North Coast Winds plays a Sunday concert at Lakeside Chautauqua under the auspices of the Firelands Symphony, including an arrangement of Dvořák’s Wind Serenade that pares the performing forces down from 15 to 5.
And baritone Allan Mosher and pianist Cicilia Yudha wrap up the weekend with a Youngstown State faculty recital pre-recorded at the McDonough Museum. There’s only one piece on the program: Schubert’s Winter Journey.
THIS WEEKEND’S ALMANAC:
The list of anniversaries is very short for May 15 and 16. Venetian printer Ottaviano de’ Petrucci published his Odhecaton A — the first of three volumes, with B and C to follow — on May 15, 1501, marking the first occasion when a collection of polyphonic music (chansons in this case) was printed from moveable type, making Petrucci the Gutenberg of Renaissance music. Although his process required passing each page through his press three times, his accomplishment was still a milestone in the dissemination of printed music. It’s not for nothing that the wonderful online library of public domain music in pdf format has been named the Petrucci Music Library.
Here’s Josquin des Prez’ chanson, Adieu mes amours in Petrucci’s elegant printing of the first Odhecaton volume. It’s laid out in typical Renaissance fashion with each of the four voices printed in a separate quadrant rather than on top of each other in score (as the chanson appears below). Watch a performance here by Fuse di Venere.

Jeannette Sorrell and Cleveland’s Baroque Orchestra, Apollo’s Fire, have programmed a lot of Monteverdi’s music in various halls in Northeast Ohio as well as across the U.S. and Europe. Here are a few videos from their archives.
We’ll start with a collection of secular works from the 2020 program, “L’AMORE — Love and Rejection in Old Italy,” performed at St.
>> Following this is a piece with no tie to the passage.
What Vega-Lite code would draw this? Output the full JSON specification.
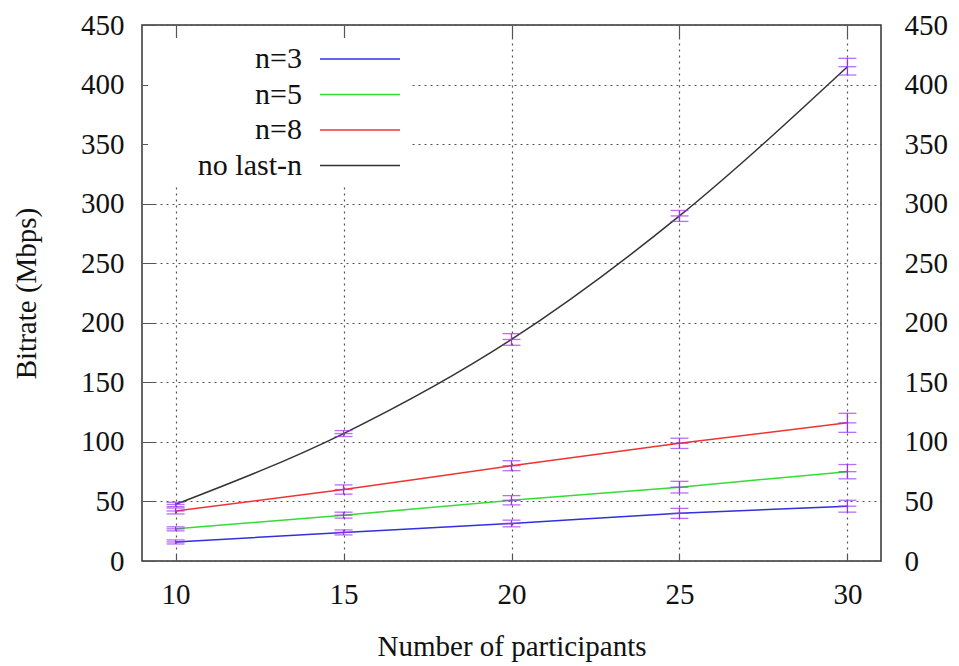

Paul’s in Cleveland Heights. (It begins with a piece by Barbara Strozzi, then goes on to selections from L’Incoronazione di Poppea, and the Scherzi musicali. Watch here.
One of the composer’s monuments is the Vespers of 1610, written for the Mantuan court, which has required some reassembly, having been published as individual pieces. One of the motets editors haven’t quite known what to do with but has to be included because of its powerful declamation, Duo Seraphim was sung by tenors Jacob Perry, Nathan Hodgson and Nathan Dougherty at First Baptist Church in October, 2019. Watch here.
Like all Vespers services, Monteverdi’s setting concludes with the Magnificat. His bravura setting covers most of the stylistic bases available to the composer, including wonderful echo effects (I heard a performance at the Edinburgh Festival where the conductor had the echo tenor sing his part from the Gents’ just off the balcony of the performing venue — a perfect location.) Apollo’s Fire performs it here in Trinity Cathedral in November of 2014.
Finally, here’s an exquisite performance by tenor Karim Sulayman of Monteverdi’s Si dolce è il tormento (How sweet the torment) from an Apollo’s Fire “Blues Café 1610” performance on Valentine’s Day of 2015 at the Music Box Supper Club in Cleveland.
The only other anniversary of note is the birth of American composer Richard Wilson in Cleveland on May 16, 1941. Having imbibed concerts by The Cleveland Orchestra under George Szell at an early age, he went on to study at Harvard and Rutgers, then taught at Vassar from 1966 to 2016. Wilson was awarded the Cleveland Arts Prize in 1988.
He has a long list of compositions in every genre, so it’s worth wondering why we don’t hear more of his music in his hometown. For a taste of Wilson’s style, read about his “shaggy dog” opera, Aethelred The Unready, here, then watch a performance conducted by the composer and directed by Drew Minter here.